Cutting down swathes of trees in Princes Street Gardens as part of the National Gallery extension, for instance, was not an environmentally friendly act. It was particularly egregious given the air pollution in Princes Street, where a terrace of once noble trees has been replaced by a smaller number of saplings. It will take years before they are big enough to act as lungs around the Scott Monument and Waverley Station. Meanwhile, part of the new extension eating into the gardens, which is intended to showcase Scottish art, is devoted to a much larger shop, commerce seemingly as crucial to its future plans as culture.

The biggest problem with reviling BP and others in the same line is that there is not one of us whose lifestyle is not still heavily – regrettably – dependent on oil and its by-products.

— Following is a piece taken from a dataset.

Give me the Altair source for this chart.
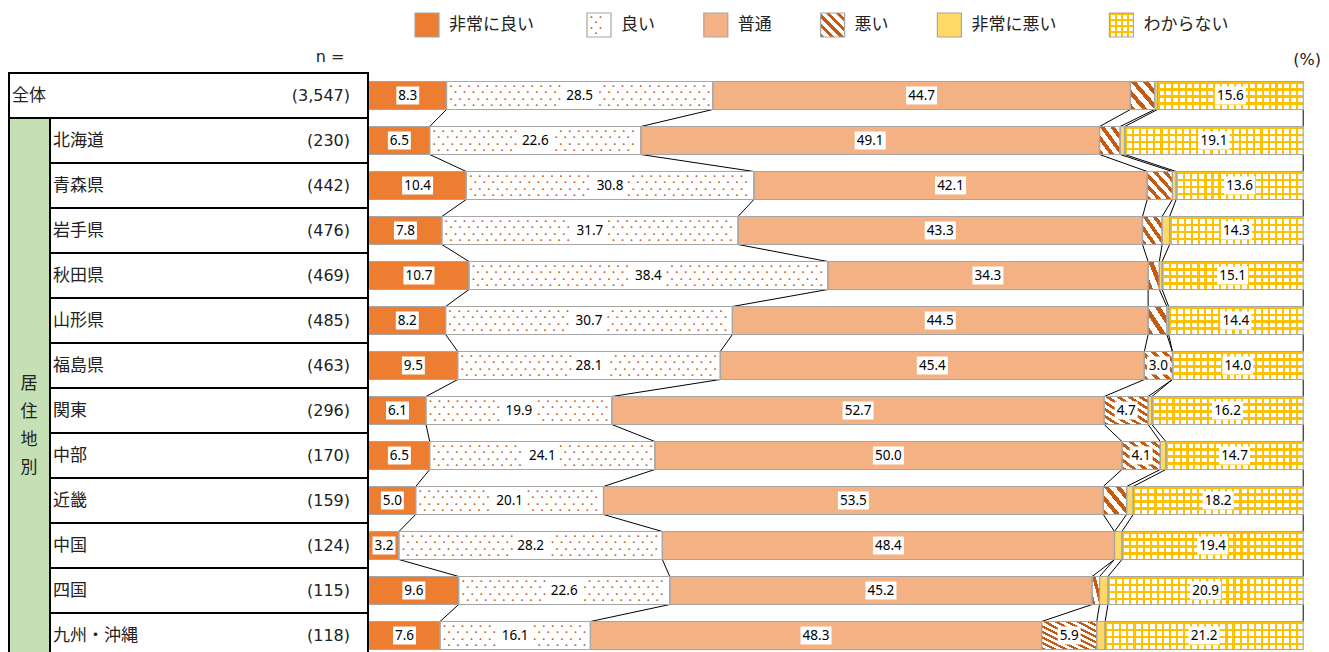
import altair as alt
import pandas as pd

# ---------------- data ----------------
rows = ["全体", "北海道", "青森県", "岩手県", "秋田県", "山形県", "福島県",
        "関東", "中部", "近畿", "中国", "四国", "九州・沖縄"]
n_values = ["(3,547)", "(230)", "(442)", "(476)", "(469)", "(485)", "(463)",
            "(296)", "(170)", "(159)", "(124)", "(115)", "(118)"]
categories = ["非常に良い", "良い", "普通", "悪い", "非常に悪い", "わからない"]
very_good = [8.3, 6.5, 10.4, 7.8, 10.7, 8.2, 9.5, 6.1, 6.5, 5.0, 3.2, 9.6, 7.6]
good = [28.5, 22.6, 30.8, 31.7, 38.4, 30.7, 28.1, 19.9, 24.1, 20.1, 28.2, 22.6, 16.1]
normal = [44.7, 49.1, 42.1, 43.3, 34.3, 44.5, 45.4, 52.7, 50.0, 53.5, 48.4, 45.2, 48.3]
bad = [2.6, 2.2, 2.7, 2.1, 1.2, 2.0, 3.0, 4.7, 4.1, 2.5, 0.0, 0.8, 5.9]
very_bad = [0.3, 0.5, 0.4, 0.8, 0.3, 0.2, 0.0, 0.4, 0.6, 0.7, 0.8, 0.9, 0.9]
unknown = [15.6, 19.1, 13.6, 14.3, 15.1, 14.4, 14.0, 16.2, 14.7, 18.2, 19.4, 20.9, 21.2]
group_label = "居\n住\n地\n別"
n_header = "n ="
unit_label = "(%)"

series = [very_good, good, normal, bad, very_bad, unknown]

# ---------------- layout / style ----------------
LEFT_W, RIGHT_W, CHART_H = 361, 952, 644
PX_PER_PCT = 9.342
ROW_PX, ROW0_PX, BAR_PX = 45, 87.5, 28
HALF = BAR_PX / 2 / ROW_PX
X_R = alt.Scale(domain=[0, RIGHT_W / PX_PER_PCT], nice=False, zero=False)
X_L = alt.Scale(domain=[0, LEFT_W], nice=False, zero=False)
Y_S = alt.Scale(domain=[-ROW0_PX / ROW_PX, (CHART_H - ROW0_PX) / ROW_PX],
                reverse=True, nice=False, zero=False)

JP = "Noto Sans CJK JP"
NUM_FONT = "DejaVu Sans"
LBL_FONT = "Noto Sans"
C_VG, C_GOOD, C_NORM, C_VB = "#ED7D31", "#FFFFFF", "#F4B183", "#FFD966"
C_GRID, C_BROWN, C_EDGE, C_GREEN = "#FFC000", "#C55A11", "#A6A6A6", "#C5E0B4"
CLEAR = "rgba(255,255,255,0)"
DOT_P = 9.03     # dot pitch (3 monospace cells at 5px)
DOT_W = 3.01     # one monospace cell at 5px
NB = "\u00a0"
DOT_ROWS = [(0.0, -9.75), (DOT_P / 2, -3.25), (0.0, 3.25), (DOT_P / 2, 9.75)]


def stripes(n, color, frac, x1, y1, x2, y2, gap):
    stops = []
    for k in range(n):
        a, b, c = k / n, (k + frac) / n, (k + 1) / n
        stops += [{"offset": round(a, 5), "color": color},
                  {"offset": round(b, 5), "color": color},
                  {"offset": round(b, 5), "color": gap},
                  {"offset": round(c, 5), "color": gap}]
    return {"gradient": "linear", "x1": x1, "y1": y1, "x2": x2, "y2": y2, "stops": stops}


def dot_runs(x0_pct, w_px, yc, label_half):
    out = []
    for off, ypx in DOT_ROWS:
        ypos = ROW0_PX + yc * ROW_PX + ypx
        if ypos > CHART_H - 3:
            continue
        ps = []
        p = 3 + off
        while p + DOT_W <= w_px - 2:
            if (label_half is None or p + DOT_W < w_px / 2 - label_half - 1
                    or p > w_px / 2 + label_half + 1):
                ps.append(p)
            p += DOT_P
        runs = []
        for q in ps:
            if runs and abs(q - runs[-1][-1] - DOT_P) < 1e-6:
                runs[-1].append(q)
            else:
                runs.append([q])
        for run in runs:
            out.append({"x": x0_pct + run[0] / PX_PER_PCT, "y": yc + ypx / ROW_PX,
                        "t": (NB * 2).join(["•"] * len(run))})
    return out


# bar segments
recs, cums, dots = [], [], []
for i in range(len(rows)):
    cum = 0.0
    edges = [0.0]
    for ci, vals in enumerate(series):
        v = vals[i]
        x0, x1 = cum, cum + v
        cum = x1
        edges.append(cum)
        w = v * PX_PER_PCT
        lab = f"{v:.1f}" if v >= 3 else ""
        recs.append({"row": i, "ci": ci, "v": v, "x0": x0, "x1": x1,
                     "mid": (x0 + x1) / 2, "yc": i, "ya": i - HALF, "yb": i + HALF,
                     "label": lab, "nchar": str(len(lab)),
                     "sN": max(2, round(2 * w / 11)), "gN": max(2, round(w / 7))})
        if ci == 1 and v > 0:
            dots += dot_runs(x0, w, i, (15.5 if len(lab) == 4 else 11.5) if lab else None)
    cums.append(edges)
seg = pd.DataFrame(recs)

# connectors between consecutive bars
con = []
for i in range(len(rows) - 1):
    for k in range(1, len(categories) + 1):
        con.append({"xa": cums[i][k], "xb": cums[i + 1][k],
                    "ya": i + HALF, "yb": i + 1 - HALF})
con = pd.DataFrame(con)

# legend (custom, so that patterns can be shown)
LEG_ROW = (25 - 8 - ROW0_PX) / ROW_PX
LEG_SW = 24
leg = []
px = 415
for ci, c in enumerate(categories):
    x0 = (px - 369) / PX_PER_PCT
    x1 = x0 + LEG_SW / PX_PER_PCT
    leg.append({"ci": ci, "cat": c, "v": 1, "x0": x0, "x1": x1,
                "xt": (px + 34 - 369) / PX_PER_PCT,
                "yc": LEG_ROW, "ya": LEG_ROW - 12 / ROW_PX, "yb": LEG_ROW + 12 / ROW_PX,
                "sN": 5, "gN": 4})
    if ci == 1:
        for off, ypx in [(0.0, -8.0), (DOT_P / 2, -2.7), (0.0, 2.7), (DOT_P / 2, 8.0)]:
            dots.append({"x": x0 + (3 + off) / PX_PER_PCT, "y": LEG_ROW + ypx / ROW_PX,
                         "t": "•" + NB * 2 + "•" if off == 0 else "•"})
    px += 34 + len(c) * 18.4 + 46
leg = pd.DataFrame(leg)
dots = pd.DataFrame(dots)


def seg_layers(df):
    base = alt.Chart(df)
    enc = dict(x=alt.X("x0:Q", scale=X_R, axis=None), x2="x1",
               y=alt.Y("ya:Q", scale=Y_S, axis=None), y2="yb")
    out = []
    out.append(base.transform_filter("datum.v > 0 && (datum.ci == 0 || datum.ci == 1 || datum.ci == 2 || datum.ci == 4)")
               .mark_rect(clip=True, strokeWidth=0)
               .encode(**enc, fill=alt.Fill("ci:O", scale=alt.Scale(domain=[0, 1, 2, 4],
                                                                      range=[C_VG, C_GOOD, C_NORM, C_VB]),
                                            legend=None)))
    bd = df[(df.ci == 3) & (df.v > 0)]
    for n in sorted(set(bd.sN)):
        out.append(base.transform_filter(f"datum.ci == 3 && datum.v > 0 && datum.sN == {n}")
                   .mark_rect(clip=True, strokeWidth=0,
                              fill=stripes(int(n), C_BROWN, 0.45, 0, 1, 1, 0, "#FFFFFF"))
                   .encode(**enc))
    ud = df[(df.ci == 5) & (df.v > 0)]
    for n in sorted(set(ud.gN)):
        out.append(base.transform_filter(f"datum.ci == 5 && datum.v > 0 && datum.gN == {n}")
                   .mark_rect(clip=True, strokeWidth=0,
                              fill=stripes(int(n), C_GRID, 0.3, 0, 0, 1, 0, "#FFFFFF"))
                   .encode(**enc))
    out.append(base.transform_filter("datum.ci == 5 && datum.v > 0")
               .mark_rect(clip=True, strokeWidth=0,
                          fill=stripes(4, C_GRID, 0.3, 0, 0, 0, 1, CLEAR))
               .encode(**enc))
    return out


def outline(df):
    return (alt.Chart(df).transform_filter("datum.v > 0")
            .mark_rect(clip=True, fillOpacity=0, stroke=C_EDGE, strokeWidth=1.2)
            .encode(x=alt.X("x0:Q", scale=X_R, axis=None), x2="x1",
                    y=alt.Y("ya:Q", scale=Y_S, axis=None), y2="yb"))


# ---------------- right panel ----------------
P4 = "M-1,-0.58L1,-0.58L1,0.58L-1,0.58Z"
P3 = "M-0.74,-0.58L0.74,-0.58L0.74,0.58L-0.74,0.58Z"

connectors = alt.Chart(con).mark_rule(color="black", strokeWidth=1, clip=True).encode(
    x=alt.X("xa:Q", scale=X_R, axis=None), x2="xb",
    y=alt.Y("ya:Q", scale=Y_S, axis=None), y2="yb")

dot_layer = alt.Chart(dots).mark_text(
    align="left", baseline="middle", font="DejaVu Sans Mono", fontSize=5, fontWeight="bold",
    color=C_BROWN, clip=True).encode(
    x=alt.X("x:Q", scale=X_R, axis=None), y=alt.Y("y:Q", scale=Y_S, axis=None), text="t:N")

lab_base = alt.Chart(seg).transform_filter("datum.label != ''")
boxes = lab_base.mark_point(filled=True, color="white", opacity=1, size=961, strokeWidth=0,
                            clip=True).encode(
    x=alt.X("mid:Q", scale=X_R, axis=None), y=alt.Y("yc:Q", scale=Y_S, axis=None),
    shape=alt.Shape("nchar:N", scale=alt.Scale(domain=["3", "4"], range=[P3, P4]), legend=None))
labels = lab_base.mark_text(font=LBL_FONT, fontSize=13.5, color="black", baseline="middle",
                            align="center", clip=True).encode(
    x=alt.X("mid:Q", scale=X_R, axis=None), y=alt.Y("yc:Q", scale=Y_S, axis=None), text="label:N")

leg_text = alt.Chart(leg).mark_text(font=JP, fontSize=17, align="left", baseline="middle",
                                    color="#222").encode(
    x=alt.X("xt:Q", scale=X_R, axis=None), y=alt.Y("yc:Q", scale=Y_S, axis=None), text="cat:N")

unit_df = pd.DataFrame({"x": [RIGHT_W / PX_PER_PCT], "y": [(60 - 8 - ROW0_PX) / ROW_PX], "t": [unit_label]})
unit_text = alt.Chart(unit_df).mark_text(font=NUM_FONT, fontSize=16, align="right",
                                         baseline="middle", color="#222").encode(
    x=alt.X("x:Q", scale=X_R, axis=None), y=alt.Y("y:Q", scale=Y_S, axis=None), text="t:N")

right = alt.layer(connectors, *seg_layers(seg), *seg_layers(leg), dot_layer,
                  outline(seg), outline(leg), boxes, labels, leg_text,
                  unit_text).properties(width=RIGHT_W, height=CHART_H)

# ---------------- left panel (table) ----------------
tbl = pd.DataFrame({
    "row": list(range(len(rows))), "label": rows, "n": n_values,
    "x0": [1] + [42] * (len(rows) - 1), "x1": [360] * len(rows),
    "ya": [i - 0.5 for i in range(len(rows))], "yb": [i + 0.5 for i in range(len(rows))],
    "lx": [4] + [45] * (len(rows) - 1), "nx": [342] * len(rows),
})
row_rects = alt.Chart(tbl).mark_rect(fill="white", stroke="black", strokeWidth=2, clip=True).encode(
    x=alt.X("x0:Q", scale=X_L, axis=None), x2="x1",
    y=alt.Y("ya:Q", scale=Y_S, axis=None), y2="yb")
grp = pd.DataFrame({"x0": [1], "x1": [42], "ya": [0.5], "yb": [len(rows) - 0.5],
                    "tx": [21], "ty": [6.4], "t": [group_label]})
grp_rect = alt.Chart(grp).mark_rect(fill=C_GREEN, stroke="black", strokeWidth=2, clip=True).encode(
    x=alt.X("x0:Q", scale=X_L, axis=None), x2="x1",
    y=alt.Y("ya:Q", scale=Y_S, axis=None), y2="yb")
grp_text = alt.Chart(grp).mark_text(font=JP, fontSize=17, lineBreak="\n", lineHeight=28,
                                    align="center", baseline="middle", color="#222").encode(
    x=alt.X("tx:Q", scale=X_L, axis=None), y=alt.Y("ty:Q", scale=Y_S, axis=None), text="t:N")
row_text = alt.Chart(tbl).mark_text(font=JP, fontSize=17, align="left", baseline="middle",
                                    color="#222").encode(
    x=alt.X("lx:Q", scale=X_L, axis=None), y=alt.Y("row:Q", scale=Y_S, axis=None), text="label:N")
n_text = alt.Chart(tbl).mark_text(font=NUM_FONT, fontSize=16, align="right", baseline="middle",
                                  color="#222").encode(
    x=alt.X("nx:Q", scale=X_L, axis=None), y=alt.Y("row:Q", scale=Y_S, axis=None), text="n:N")
nh = pd.DataFrame({"x": [322], "y": [(57 - 8 - ROW0_PX) / ROW_PX], "t": [n_header]})
n_head = alt.Chart(nh).mark_text(font=NUM_FONT, fontSize=16, align="center", baseline="middle",
                                 color="#222").encode(
    x=alt.X("x:Q", scale=X_L, axis=None), y=alt.Y("y:Q", scale=Y_S, axis=None), text="t:N")

left = alt.layer(row_rects, grp_rect, grp_text, row_text, n_text, n_head).properties(
    width=LEFT_W, height=CHART_H)

chart = alt.hconcat(left, right, spacing=0).properties(padding=0, background="white").configure_view(
    strokeWidth=0)

chart.save("out.html", embed_options={"renderer": "svg", "actions": False})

Ending the alliance with this sponsor will indubitably have an adverse effect, in the short term at least, on artists.

Some will say that is a price worth paying. But however laudable the sentiment, the message it sends is no more than aspirational. Such an act alone will do nothing whatsoever to modify art lovers’ or gallery staff’s behaviour. The demand for oil will not be affected by refusing BP’s shilling. Indeed, ostracising the obvious suspects, who have a bullseye on their back, is merely a placebo. It makes everyone feel better, without effecting real and significant change.

Unless the announcement is followed by an audit of the way this institution is run, and actively encouraging the public to alter its behaviour, trumpeting the banishment of BP might be seen as simply playing to the gallery.